■ **Objective**: Repeat the material exactly from its first line to the line that includes "const yTicks = [0, 100, 200, 300, 400, 500, 600, 700];". Skip pictures.

■ **Source material**:
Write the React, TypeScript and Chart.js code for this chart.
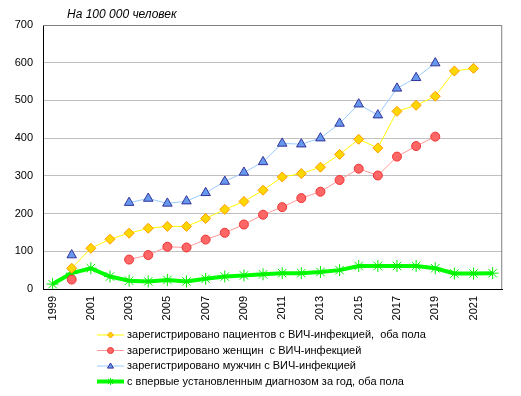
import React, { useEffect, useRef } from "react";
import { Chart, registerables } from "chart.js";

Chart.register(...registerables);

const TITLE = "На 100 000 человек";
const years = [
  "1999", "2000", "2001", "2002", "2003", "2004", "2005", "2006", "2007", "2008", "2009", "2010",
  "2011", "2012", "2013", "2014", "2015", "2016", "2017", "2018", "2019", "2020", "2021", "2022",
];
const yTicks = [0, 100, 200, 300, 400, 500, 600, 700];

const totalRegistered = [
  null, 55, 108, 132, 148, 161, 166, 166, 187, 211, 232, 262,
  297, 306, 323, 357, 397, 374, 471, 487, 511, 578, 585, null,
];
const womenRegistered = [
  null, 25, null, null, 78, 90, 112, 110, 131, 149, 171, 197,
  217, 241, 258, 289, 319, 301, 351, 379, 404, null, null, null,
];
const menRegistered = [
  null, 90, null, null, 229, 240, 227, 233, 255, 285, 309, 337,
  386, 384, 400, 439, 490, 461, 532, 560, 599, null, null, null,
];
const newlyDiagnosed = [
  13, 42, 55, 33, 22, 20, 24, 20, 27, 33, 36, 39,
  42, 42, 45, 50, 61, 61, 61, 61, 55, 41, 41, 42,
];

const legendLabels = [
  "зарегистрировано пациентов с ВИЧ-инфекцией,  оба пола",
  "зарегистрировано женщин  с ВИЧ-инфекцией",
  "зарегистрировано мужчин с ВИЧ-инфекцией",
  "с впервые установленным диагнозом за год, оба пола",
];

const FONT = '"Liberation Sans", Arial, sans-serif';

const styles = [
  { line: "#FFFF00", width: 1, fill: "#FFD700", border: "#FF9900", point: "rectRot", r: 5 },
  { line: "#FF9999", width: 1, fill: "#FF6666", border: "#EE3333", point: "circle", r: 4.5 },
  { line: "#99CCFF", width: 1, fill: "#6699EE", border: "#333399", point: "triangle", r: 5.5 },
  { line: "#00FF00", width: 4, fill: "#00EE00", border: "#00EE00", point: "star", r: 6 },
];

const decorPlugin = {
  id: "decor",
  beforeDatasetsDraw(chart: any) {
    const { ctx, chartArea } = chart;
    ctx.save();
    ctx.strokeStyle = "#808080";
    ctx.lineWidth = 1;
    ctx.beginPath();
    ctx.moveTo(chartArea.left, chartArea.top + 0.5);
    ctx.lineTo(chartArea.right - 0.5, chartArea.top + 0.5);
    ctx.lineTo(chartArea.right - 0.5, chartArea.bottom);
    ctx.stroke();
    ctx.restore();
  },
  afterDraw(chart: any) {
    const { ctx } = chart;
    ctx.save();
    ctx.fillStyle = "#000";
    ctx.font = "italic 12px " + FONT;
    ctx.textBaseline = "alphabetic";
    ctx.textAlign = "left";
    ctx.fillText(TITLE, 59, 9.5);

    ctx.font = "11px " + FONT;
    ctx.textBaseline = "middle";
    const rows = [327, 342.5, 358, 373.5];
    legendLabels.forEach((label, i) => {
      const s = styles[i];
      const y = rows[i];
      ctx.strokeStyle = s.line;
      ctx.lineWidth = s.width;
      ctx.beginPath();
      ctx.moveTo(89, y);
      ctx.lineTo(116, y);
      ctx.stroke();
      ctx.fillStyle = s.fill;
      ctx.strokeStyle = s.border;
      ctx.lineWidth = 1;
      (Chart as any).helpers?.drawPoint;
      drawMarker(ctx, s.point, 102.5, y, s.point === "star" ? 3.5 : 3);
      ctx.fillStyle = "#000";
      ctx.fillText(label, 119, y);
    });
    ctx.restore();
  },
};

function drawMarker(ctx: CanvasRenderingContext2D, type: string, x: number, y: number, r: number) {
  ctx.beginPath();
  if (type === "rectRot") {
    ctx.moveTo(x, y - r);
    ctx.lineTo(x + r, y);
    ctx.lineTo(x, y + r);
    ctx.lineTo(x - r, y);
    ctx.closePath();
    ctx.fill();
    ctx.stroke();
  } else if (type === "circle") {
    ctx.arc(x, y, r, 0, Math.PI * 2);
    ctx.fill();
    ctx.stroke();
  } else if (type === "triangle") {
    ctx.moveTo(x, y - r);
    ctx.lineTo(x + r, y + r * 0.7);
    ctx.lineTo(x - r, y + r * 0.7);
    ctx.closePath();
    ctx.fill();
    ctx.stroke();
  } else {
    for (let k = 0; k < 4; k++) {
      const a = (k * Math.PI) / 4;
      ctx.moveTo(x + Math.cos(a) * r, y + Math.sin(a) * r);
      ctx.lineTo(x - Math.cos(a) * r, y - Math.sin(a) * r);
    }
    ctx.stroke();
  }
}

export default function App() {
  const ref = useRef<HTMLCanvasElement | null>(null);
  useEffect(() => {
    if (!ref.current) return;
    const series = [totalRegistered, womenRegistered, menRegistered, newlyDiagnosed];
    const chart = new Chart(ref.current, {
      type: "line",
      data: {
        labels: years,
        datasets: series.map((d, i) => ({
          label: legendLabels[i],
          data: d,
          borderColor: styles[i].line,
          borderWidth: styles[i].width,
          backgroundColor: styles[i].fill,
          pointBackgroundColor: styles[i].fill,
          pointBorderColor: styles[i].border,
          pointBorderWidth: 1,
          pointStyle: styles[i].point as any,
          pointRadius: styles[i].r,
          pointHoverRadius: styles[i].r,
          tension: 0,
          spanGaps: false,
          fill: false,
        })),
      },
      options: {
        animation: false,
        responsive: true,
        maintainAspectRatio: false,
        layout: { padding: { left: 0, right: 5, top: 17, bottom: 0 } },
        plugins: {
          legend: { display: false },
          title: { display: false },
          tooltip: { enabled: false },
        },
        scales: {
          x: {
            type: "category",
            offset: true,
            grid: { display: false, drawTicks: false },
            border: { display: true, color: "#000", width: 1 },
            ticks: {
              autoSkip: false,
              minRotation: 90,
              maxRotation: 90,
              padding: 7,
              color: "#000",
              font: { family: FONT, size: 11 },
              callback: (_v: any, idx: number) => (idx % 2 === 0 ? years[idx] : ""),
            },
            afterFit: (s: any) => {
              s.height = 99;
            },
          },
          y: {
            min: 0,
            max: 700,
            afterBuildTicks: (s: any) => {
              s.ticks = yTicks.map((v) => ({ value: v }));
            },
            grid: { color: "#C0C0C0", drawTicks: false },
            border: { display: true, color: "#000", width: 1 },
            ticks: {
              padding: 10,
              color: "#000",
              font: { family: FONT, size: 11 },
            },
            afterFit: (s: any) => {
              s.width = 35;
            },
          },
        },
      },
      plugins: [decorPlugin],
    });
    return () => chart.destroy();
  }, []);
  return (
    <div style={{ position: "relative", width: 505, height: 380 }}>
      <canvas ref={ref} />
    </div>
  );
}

■ **Problem solution**:
Write the React, TypeScript and Chart.js code for this chart.
import React, { useEffect, useRef } from "react";
import { Chart, registerables } from "chart.js";

Chart.register(...registerables);

const TITLE = "На 100 000 человек";
const years = [
  "1999", "2000", "2001", "2002", "2003", "2004", "2005", "2006", "2007", "2008", "2009", "2010",
  "2011", "2012", "2013", "2014", "2015", "2016", "2017", "2018", "2019", "2020", "2021", "2022",
];
const yTicks = [0, 100, 200, 300, 400, 500, 600, 700];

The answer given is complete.